*SET PROBLEM:*
Set down each line of the data below exactly as it stands, dropping the pictures.
[Start of GIVEN DATA]
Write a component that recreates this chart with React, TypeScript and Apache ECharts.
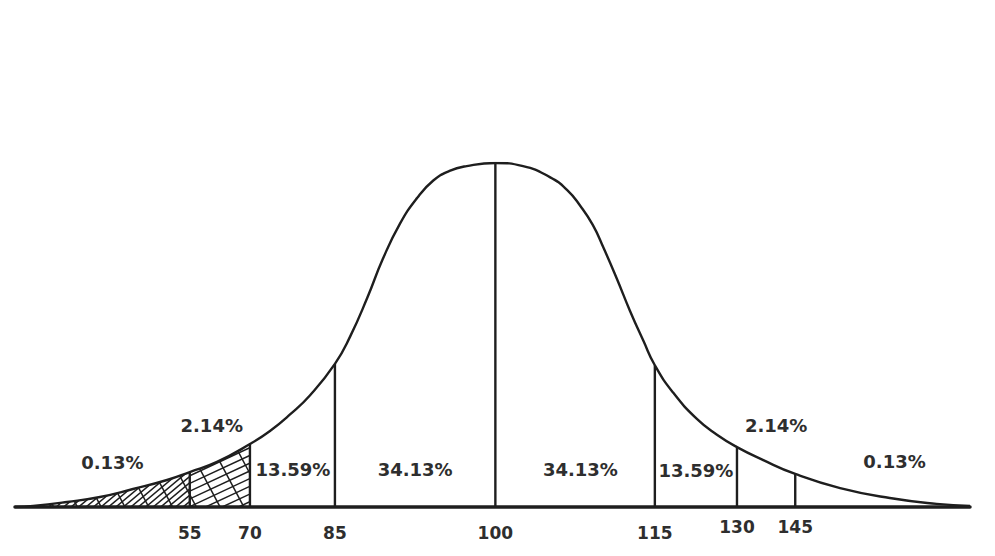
import React, { useEffect, useRef } from 'react';
import * as echarts from 'echarts';

// Score ticks and where they sit along the (hand-drawn, non-linear) baseline, 0..100
const scoreTicks = [55, 70, 85, 100, 115, 130, 145];
const tickU = [18.3, 24.6, 33.5, 50.3, 67.0, 75.6, 81.7];

// Curve: horizontal position (0..100) and height (peak = 100)
const curveU = [0, 1.9, 5.45, 8.9, 12.36, 15.92, 18.3, 21.15, 24.6, 26.7, 28.8, 30.9, 33.5, 35.1, 36.9, 38.5, 40.3, 42.1, 43.8, 45.5, 47.3, 50.3, 53.2, 56.0, 57.8, 59.2, 60.5, 61.6, 63.0, 64.4, 65.8, 67.0, 68.9, 71.4, 73.5, 75.6, 78.3, 81.7, 86.4, 91.6, 96.5, 100];
const curveH = [0, 0.29, 1.45, 2.91, 5.23, 7.85, 10.17, 13.1, 18.3, 22.1, 26.9, 32.5, 41.6, 49.6, 60.9, 72.0, 82.3, 89.8, 94.9, 97.7, 99.1, 100, 99.1, 95.9, 92.2, 87.5, 82.0, 75.5, 66.5, 57.0, 48.3, 41.2, 33.3, 25.6, 21.0, 17.4, 13.7, 9.6, 5.5, 2.6, 0.9, 0.3];

// Percent labels
const percentLabels = ['0.13%', '2.14%', '13.59%', '34.13%', '34.13%', '13.59%', '2.14%', '0.13%'];
const labelU = [10.2, 20.6, 29.1, 41.9, 59.2, 71.3, 79.7, 92.1];
const labelH = [12.8, 23.8, 10.8, 11.0, 11.0, 10.5, 23.8, 13.1];

function heightAt(u: number): number {
  for (let i = 0; i < curveU.length - 1; i++) {
    if (u >= curveU[i] && u <= curveU[i + 1]) {
      const t = (u - curveU[i]) / (curveU[i + 1] - curveU[i] || 1);
      return curveH[i] + t * (curveH[i + 1] - curveH[i]);
    }
  }
  return 0;
}

const INK = '#1e1e1e';
const TEXT = '#2e2e2e';
const FONT = '"DejaVu Sans", Verdana, sans-serif';

export default function App() {
  const ref = useRef<HTMLDivElement>(null);
  useEffect(() => {
    const chart = echarts.init(ref.current!, null, { renderer: 'svg' });

    const regions = [
      [curveU[0], tickU[0]],
      [tickU[0], tickU[1]],
      [curveU[0], tickU[1]],
    ];
    const hatchStyles = [
      { angle: -40, gap: 4.8 },
      { angle: -25, gap: 7 },
      { angle: 62, gap: 21 },
    ];

    const renderHatch = (params: any, api: any) => {
      const from = api.value(0);
      const to = api.value(1);
      const st = hatchStyles[params.dataIndex];
      const pts: number[][] = [];
      pts.push(api.coord([from, 0]));
      pts.push(api.coord([from, heightAt(from)]));
      for (let i = 0; i < curveU.length; i++) {
        if (curveU[i] > from && curveU[i] < to) pts.push(api.coord([curveU[i], curveH[i]]));
      }
      pts.push(api.coord([to, heightAt(to)]));
      pts.push(api.coord([to, 0]));
      let x0 = Infinity, x1 = -Infinity, y0 = Infinity, y1 = -Infinity;
      pts.forEach(p => {
        x0 = Math.min(x0, p[0]); x1 = Math.max(x1, p[0]);
        y0 = Math.min(y0, p[1]); y1 = Math.max(y1, p[1]);
      });
      const cx = (x0 + x1) / 2, cy = (y0 + y1) / 2;
      const R = Math.hypot(x1 - x0, y1 - y0) / 2 + 4;
      const a = (st.angle * Math.PI) / 180;
      const d = [Math.cos(a), Math.sin(a)];
      const n = [-Math.sin(a), Math.cos(a)];
      const children: any[] = [];
      for (let c = -R; c <= R; c += st.gap) {
        const px = cx + n[0] * c, py = cy + n[1] * c;
        children.push({
          type: 'line',
          shape: { x1: px - d[0] * R, y1: py - d[1] * R, x2: px + d[0] * R, y2: py + d[1] * R },
          style: { stroke: INK, lineWidth: 1.5 },
        });
      }
      return {
        type: 'group',
        clipPath: { type: 'polygon', shape: { points: pts } },
        children,
      };
    };

    const renderDivider = (params: any, api: any) => {
      const u = api.value(0);
      const h = api.value(1);
      const p0 = api.coord([u, 0]);
      const p1 = api.coord([u, h]);
      return {
        type: 'line',
        shape: { x1: p0[0], y1: p0[1], x2: p1[0], y2: p1[1] },
        style: { stroke: INK, lineWidth: 2.4 },
      };
    };

    const tickIndex = (v: number) => {
      let best = 0;
      tickU.forEach((t, i) => { if (Math.abs(t - v) < Math.abs(tickU[best] - v)) best = i; });
      return best;
    };

    chart.setOption({
      animation: false,
      backgroundColor: '#fff',
      grid: { left: 15, right: 25, top: 163, bottom: 49, containLabel: false, outerBoundsMode: 'none' },
      xAxis: {
        type: 'value',
        min: 0,
        max: 100,
        axisLine: { show: true, lineStyle: { color: INK, width: 3.5 } },
        axisTick: { show: false },
        splitLine: { show: false },
        axisLabel: {
          customValues: tickU,
          margin: 10,
          color: TEXT,
          fontFamily: FONT,
          fontWeight: 'bold',
          fontSize: 17,
          formatter: (v: number) => {
            const i = tickIndex(v);
            const tag = scoreTicks[i] >= 130 ? 'hi' : 'lo';
            return '{' + tag + '|' + scoreTicks[i] + '}';
          },
          rich: {
            lo: { padding: [7, 0, 0, 0], color: TEXT, fontFamily: FONT, fontWeight: 'bold', fontSize: 17 },
            hi: { padding: [1, 0, 6, 0], color: TEXT, fontFamily: FONT, fontWeight: 'bold', fontSize: 17 },
          },
        },
      },
      yAxis: { type: 'value', min: 0, max: 100, show: false },
      series: [
        {
          type: 'custom',
          z: 1,
          renderItem: renderHatch,
          data: regions,
          silent: true,
        },
        {
          type: 'line',
          z: 3,
          data: curveU.map((u, i) => [u, curveH[i]]),
          smooth: 0.5,
          showSymbol: false,
          lineStyle: { color: INK, width: 2.4 },
          silent: true,
        },
        {
          type: 'custom',
          z: 3,
          renderItem: renderDivider,
          data: tickU.map(u => [u, heightAt(u)]),
          silent: true,
        },
        {
          type: 'scatter',
          z: 4,
          symbolSize: 0,
          itemStyle: { opacity: 1 },
          data: percentLabels.map((t, i) => ({ name: t, value: [labelU[i], labelH[i]] })),
          label: {
            show: true,
            position: 'inside',
            formatter: (p: any) => p.name,
            color: TEXT,
            opacity: 1,
            fontFamily: FONT,
            fontWeight: 'bold',
            fontSize: 18,
          },
          silent: true,
        },
      ],
    });
    return () => chart.dispose();
  }, []);
  return (
    <div
      ref={ref}
      style={{ position: 'fixed', left: 0, top: 0, width: 995, height: 556, background: '#fff' }}
    />
  );
}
[End of GIVEN DATA]
*TASK RESPONSE:*
Write a component that recreates this chart with React, TypeScript and Apache ECharts.
import React, { useEffect, useRef } from 'react';
import * as echarts from 'echarts';

// Score ticks and where they sit along the (hand-drawn, non-linear) baseline, 0..100
const scoreTicks = [55, 70, 85, 100, 115, 130, 145];
const tickU = [18.3, 24.6, 33.5, 50.3, 67.0, 75.6, 81.7];

// Curve: horizontal position (0..100) and height (peak = 100)
const curveU = [0, 1.9, 5.45, 8.9, 12.36, 15.92, 18.3, 21.15, 24.6, 26.7, 28.8, 30.9, 33.5, 35.1, 36.9, 38.5, 40.3, 42.1, 43.8, 45.5, 47.3, 50.3, 53.2, 56.0, 57.8, 59.2, 60.5, 61.6, 63.0, 64.4, 65.8, 67.0, 68.9, 71.4, 73.5, 75.6, 78.3, 81.7, 86.4, 91.6, 96.5, 100];
const curveH = [0, 0.29, 1.45, 2.91, 5.23, 7.85, 10.17, 13.1, 18.3, 22.1, 26.9, 32.5, 41.6, 49.6, 60.9, 72.0, 82.3, 89.8, 94.9, 97.7, 99.1, 100, 99.1, 95.9, 92.2, 87.5, 82.0, 75.5, 66.5, 57.0, 48.3, 41.2, 33.3, 25.6, 21.0, 17.4, 13.7, 9.6, 5.5, 2.6, 0.9, 0.3];

// Percent labels
const percentLabels = ['0.13%', '2.14%', '13.59%', '34.13%', '34.13%', '13.59%', '2.14%', '0.13%'];
const labelU = [10.2, 20.6, 29.1, 41.9, 59.2, 71.3, 79.7, 92.1];
const labelH = [12.8, 23.8, 10.8, 11.0, 11.0, 10.5, 23.8, 13.1];

function heightAt(u: number): number {
  for (let i = 0; i < curveU.length - 1; i++) {
    if (u >= curveU[i] && u <= curveU[i + 1]) {
      const t = (u - curveU[i]) / (curveU[i + 1] - curveU[i] || 1);
      return curveH[i] + t * (curveH[i + 1] - curveH[i]);
    }
  }
  return 0;
}

const INK = '#1e1e1e';
const TEXT = '#2e2e2e';
const FONT = '"DejaVu Sans", Verdana, sans-serif';

export default function App() {
  const ref = useRef<HTMLDivElement>(null);
  useEffect(() => {
    const chart = echarts.init(ref.current!, null, { renderer: 'svg' });

    const regions = [
      [curveU[0], tickU[0]],
      [tickU[0], tickU[1]],
      [curveU[0], tickU[1]],
    ];
    const hatchStyles = [
      { angle: -40, gap: 4.8 },
      { angle: -25, gap: 7 },
      { angle: 62, gap: 21 },
    ];

    const renderHatch = (params: any, api: any) => {
      const from = api.value(0);
      const to = api.value(1);
      const st = hatchStyles[params.dataIndex];
      const pts: number[][] = [];
      pts.push(api.coord([from, 0]));
      pts.push(api.coord([from, heightAt(from)]));
      for (let i = 0; i < curveU.length; i++) {
        if (curveU[i] > from && curveU[i] < to) pts.push(api.coord([curveU[i], curveH[i]]));
      }
      pts.push(api.coord([to, heightAt(to)]));
      pts.push(api.coord([to, 0]));
      let x0 = Infinity, x1 = -Infinity, y0 = Infinity, y1 = -Infinity;
      pts.forEach(p => {
        x0 = Math.min(x0, p[0]); x1 = Math.max(x1, p[0]);
        y0 = Math.min(y0, p[1]); y1 = Math.max(y1, p[1]);
      });
      const cx = (x0 + x1) / 2, cy = (y0 + y1) / 2;
      const R = Math.hypot(x1 - x0, y1 - y0) / 2 + 4;
      const a = (st.angle * Math.PI) / 180;
      const d = [Math.cos(a), Math.sin(a)];
      const n = [-Math.sin(a), Math.cos(a)];
      const children: any[] = [];
      for (let c = -R; c <= R; c += st.gap) {
        const px = cx + n[0] * c, py = cy + n[1] * c;
        children.push({
          type: 'line',
          shape: { x1: px - d[0] * R, y1: py - d[1] * R, x2: px + d[0] * R, y2: py + d[1] * R },
          style: { stroke: INK, lineWidth: 1.5 },
        });
      }
      return {
        type: 'group',
        clipPath: { type: 'polygon', shape: { points: pts } },
        children,
      };
    };

    const renderDivider = (params: any, api: any) => {
      const u = api.value(0);
      const h = api.value(1);
      const p0 = api.coord([u, 0]);
      const p1 = api.coord([u, h]);
      return {
        type: 'line',
        shape: { x1: p0[0], y1: p0[1], x2: p1[0], y2: p1[1] },
        style: { stroke: INK, lineWidth: 2.4 },
      };
    };

    const tickIndex = (v: number) => {
      let best = 0;
      tickU.forEach((t, i) => { if (Math.abs(t - v) < Math.abs(tickU[best] - v)) best = i; });
      return best;
    };

    chart.setOption({
      animation: false,
      backgroundColor: '#fff',
      grid: { left: 15, right: 25, top: 163, bottom: 49, containLabel: false, outerBoundsMode: 'none' },
      xAxis: {
        type: 'value',
        min: 0,
        max: 100,
        axisLine: { show: true, lineStyle: { color: INK, width: 3.5 } },
        axisTick: { show: false },
        splitLine: { show: false },
        axisLabel: {
          customValues: tickU,
          margin: 10,
          color: TEXT,
          fontFamily: FONT,
          fontWeight: 'bold',
          fontSize: 17,
          formatter: (v: number) => {
            const i = tickIndex(v);
            const tag = scoreTicks[i] >= 130 ? 'hi' : 'lo';
            return '{' + tag + '|' + scoreTicks[i] + '}';
          },
          rich: {
            lo: { padding: [7, 0, 0, 0], color: TEXT, fontFamily: FONT, fontWeight: 'bold', fontSize: 17 },
            hi: { padding: [1, 0, 6, 0], color: TEXT, fontFamily: FONT, fontWeight: 'bold', fontSize: 17 },
          },
        },
      },
      yAxis: { type: 'value', min: 0, max: 100, show: false },
      series: [
        {
          type: 'custom',
          z: 1,
          renderItem: renderHatch,
          data: regions,
          silent: true,
        },
        {
          type: 'line',
          z: 3,
          data: curveU.map((u, i) => [u, curveH[i]]),
          smooth: 0.5,
          showSymbol: false,
          lineStyle: { color: INK, width: 2.4 },
          silent: true,
        },
        {
          type: 'custom',
          z: 3,
          renderItem: renderDivider,
          data: tickU.map(u => [u, heightAt(u)]),
          silent: true,
        },
        {
          type: 'scatter',
          z: 4,
          symbolSize: 0,
          itemStyle: { opacity: 1 },
          data: percentLabels.map((t, i) => ({ name: t, value: [labelU[i], labelH[i]] })),
          label: {
            show: true,
            position: 'inside',
            formatter: (p: any) => p.name,
            color: TEXT,
            opacity: 1,
            fontFamily: FONT,
            fontWeight: 'bold',
            fontSize: 18,
          },
          silent: true,
        },
      ],
    });
    return () => chart.dispose();
  }, []);
  return (
    <div
      ref={ref}
      style={{ position: 'fixed', left: 0, top: 0, width: 995, height: 556, background: '#fff' }}
    />
  );
}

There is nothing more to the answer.